Googleの Imagen と Parti は、従来のモデルをベースにしており、トランスフォーマーモデルは、文中の単語を互いに関連付けながら処理することができます。これらをテキストから画像へのモデルでテキストを表現する方法の基礎とし、両モデルとも、テキストの記述により近い画像を生成するのに役立つ新しい技法が使用されています。Imagen と Partiは同じような技術を用いていますが、それぞれ異なり、相互補完的な戦略を追求しています。

Imagen は、拡散(Diffusion)モデルで、ランダムなドットのパターンを画像に変換することを 学習します。画像は、最初は低解像度から始まり、徐々に解像度を上げていきます。

近年、拡散モデルは、画像の解像度向上、白黒写真の再色付け、画像の領域編集、画像の切り抜き、テキスト音声合成など、画像と音声の両方のタスクで成功を収めています。

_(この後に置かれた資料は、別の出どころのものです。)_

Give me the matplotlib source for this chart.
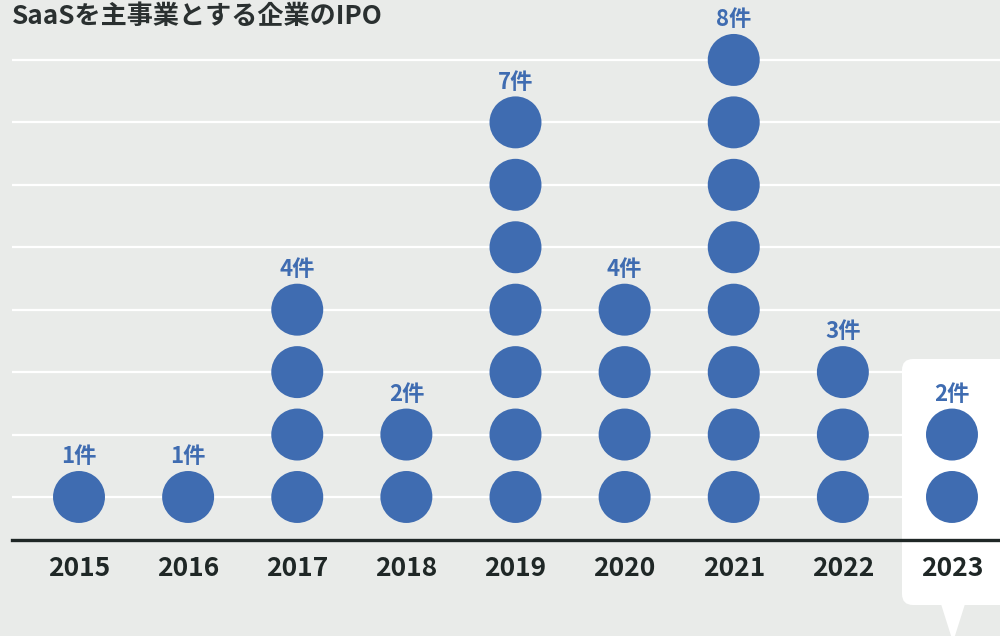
import matplotlib.pyplot as plt
from matplotlib.patches import FancyBboxPatch, Polygon
from matplotlib.transforms import IdentityTransform

years = ["2015", "2016", "2017", "2018", "2019", "2020", "2021", "2022", "2023"]
counts = [1, 1, 4, 2, 7, 4, 8, 3, 2]
title = "SaaSを主事業とする企業のIPO"

bg = "#e9ebe9"
blue = "#3f6cb1"
dark = "#1f2726"
fonts = ["Noto Sans CJK JP", "DejaVu Sans"]

fig = plt.figure(figsize=(10, 6.36), dpi=100, facecolor=bg)
ax = fig.add_axes([0.012, (636 - 540) / 636, 0.988, 540 / 636])
ax.set_facecolor(bg)
ax.set_xlim(-0.614, 8.44)
ax.set_ylim(0.311, 8.96)

for lvl in range(1, 9):
    ax.axhline(lvl, color="white", lw=1.6, zorder=1)

# highlight box for 2023 (pixel coords)
box = FancyBboxPatch((902, 31), 130, 246, boxstyle="round,pad=0,rounding_size=11",
                     transform=IdentityTransform(), facecolor="white", edgecolor="none",
                     zorder=1.2, clip_on=False)
ax.add_patch(box)
tri = Polygon([(941, 32), (965, 32), (953, -6)], closed=True, transform=IdentityTransform(),
              facecolor="white", edgecolor="none", zorder=1.2, clip_on=False)
ax.add_patch(tri)

ax.spines[["top", "right", "left"]].set_visible(False)
ax.spines["bottom"].set_color(dark)
ax.spines["bottom"].set_linewidth(2.4)
ax.spines["bottom"].set_zorder(5)

for i, n in enumerate(counts):
    ax.scatter([i] * n, list(range(1, n + 1)), s=1400, color=blue, edgecolors="none", zorder=4)
    ax.annotate(f"{n}件", (i, n), xytext=(0, 29), textcoords="offset points",
                ha="center", va="center", color=blue, fontsize=16, fontweight="bold",
                family=fonts, zorder=6)

ax.set_yticks([])
ax.set_xticks(range(len(years)))
ax.set_xticklabels(years, fontsize=19, fontweight="bold", color=dark, family=fonts)
ax.tick_params(axis="x", length=0, pad=11)

fig.text(0.012, 1 - 17 / 636, title, ha="left", va="center", fontsize=18.8,
         fontweight="bold", color="#2a3030", family=fonts)

fig.savefig("out.png", dpi=100, facecolor=bg)
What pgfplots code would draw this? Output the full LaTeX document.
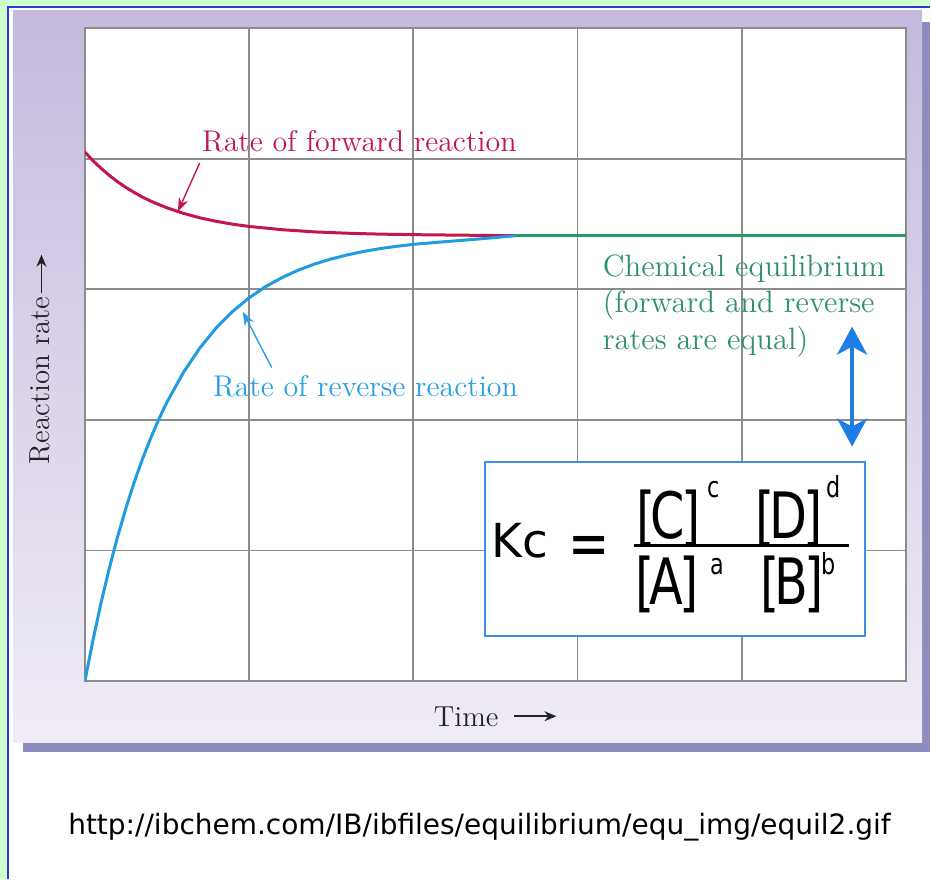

一方、Parti(Pathways Autoregressive Text-to-Image model) のアプローチは、まず画像の集合をパズルのピースのようなコード入力のシーケンスに変換。次に、与えられたテキストをこれらのコードエントリに変換し、新しい画像を作成するというものです。

このアプローチは、 PaLM のような大規模言語モデルの既存の研究とインフラを活用したもので、長く複雑なテキストプロンプトを処理し、高品質の画像を生成するために不可欠なものです。

これらのモデルには制限が多くあります。例えば、「リンゴ10個」というような具体的な個数や、「青いブロックの左側に赤い球体があり、その上に黄色い三角形がある」というような空間的な説明に基づいて正しく配置することができません。また、プロンプトが複雑になるにつれて、モデルの詳細が欠落したり、プロンプトで提供されていない詳細が現れたりして、モデルが不安定になり始めます。

これらの挙動は、明示的なトレーニング教材の欠如、限られたデータ表現、3D認識の欠如など、いくつかの欠点が原因とされており、Google は、より広範な表現と、テキストから画像への生成プロセスへのより効果的な統合によって、これらのギャップを解決したいと考えています。

ImagenとPartiへの責任あるアプローチ

テキストから画像への変換モデルは、インスピレーションや創造性を高めるエキサイティングなツールですが、偽情報、偏見、安全性に関連するリスクも伴います。

Google は、Responsible AIの実践と、この技術を安全に追求するために必要なステップを中心に議論しています。その第一歩として、 Imagen や Parti が生成した画像をいつでも認識できるように、簡単に識別できる透かしを使用しています。また、人物や文化の表現方法など、モデルの偏りをよりよく理解するための実験を行い、可能な軽減策を探っているところです。ImagenとPartiの論文では、これらの問題について幅広く議論しています。

Googleにおけるテキストから画像へのモデルの次なる課題

Google は、両モデルの長所を組み合わせた新しいアイデアを推し進め、テキストを通じて画像をインタラクティブに生成・編集する機能を追加するなど、関連するタスクに拡大していくとしています。

また、「Responsible AI Principles」に沿って、綿密な比較と評価を続け、これらのモデルに基づくユーザー体験を、安全かつ責任ある方法で世界に提供し、創造性を刺激することを目指しています。